India Inc is no different. Though looking at a plush multi-storied, state-of-art offices spread over huge stretches of land one might feel the illusion of a fairyland. And the lucrative perks and enviable pay packages do less to disturb this illusion. All this is more true for the Indian IT industry. Things are not perfect even here. Like any other industry employees come and leave. Arguably this is a way of life for any business, but it is a bigger problem for people-intensive IT industry and its ilk.

Yes, employee attrition is a big menace for Indian IT industry. Historically, it has been notorious for high rate of employee churning. The attrition rate has been as high as 25% during boom times. While the attrition rate is particularly high for the BPO (business process outsourcing) industry, IT software counterparts are also plagued by it. Indian IT's BPO sector which usually employs college graduates has witnessed churning rates of over 50%. This means 50% of the employee left organisations, leaving half of the seats vacant. As for the IT service providers, while the entire industry struggled to keep this under control, average attrition figures stood tall at 25% over quite some time till 2008. As the following graph suggests, only the best few could keep it within honourable limits of 15%. Discontented employees left sometimes for better packages, sometimes for better opportunities. However, last year the global downturn changed the scene significantly.

As the job markets remained dry for most of the period, attrition dropped. Employees found it wiser to stick to employers despite all odds. During the recession, as the companies aimed to cut cost, they cancelled all pay hikes and bonus disbursement. All perks and frills were discontinued. Job hours were increased and salaries decreased. What is more is that they even retrenched employees to save cost. Still employees had little option but to whine silently and keep working. Fear of getting a pink-slip rendered them quiet. This was the norm till a few months back. However, the scene is changing again. With the global economy improving, job markets have again become vibrant. Employees are jumping boats at every opportunity.

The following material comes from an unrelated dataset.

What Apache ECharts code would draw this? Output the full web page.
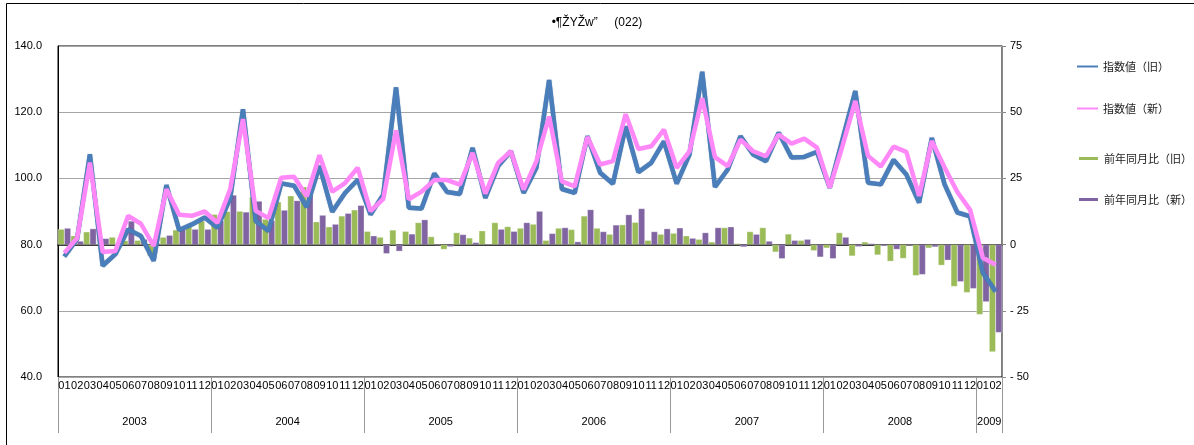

Attrition rates are again seen as going north. In the next few quarters they can approach the pre-recession levels of 20-25%. This flight to greener pastures is a big concern for the Indian IT sector. The demand for IT services is improving. Companies require best minds to staff their offices and work on these projects. Result? We are seeing a war for retaining and hiring best talent. Companies are now going back to their generous selves. They are giving salary hikes and retention bonuses, promises of better opportunities etc to their best employees. The picture is similar on the hiring front. But poaching of best minds and also attempts to prevent your best assets from being poached are expected to cost them dearly. While retaining an employee has its own cost, hiring new is always a costlier affair. It incurs recruitment expense and training cost coupled with a temporary loss of productivity.

But IT honchos believe that this is a dire truth for the sector and they have to live with it. What they have in hand is to pay their employees better, offer them better career opportunities and invest in their training. We believe that all this will put pressure on the margins of the IT industry going forward. While companies have tackled attrition still managing their margins in the past, what is worrying is the sluggish sentiments still prevalent in the demand markets. Nevertheless, things are on an uptick now. While the employee costs are expected to go up by as much as 10% to 15%, much of this is expected to be cushioned by topline growth. We believe, moving towards more people-independent non-linear growth is the key. On a positive note, high attrition rate can be believed as a strong indicator that the upturn has begun.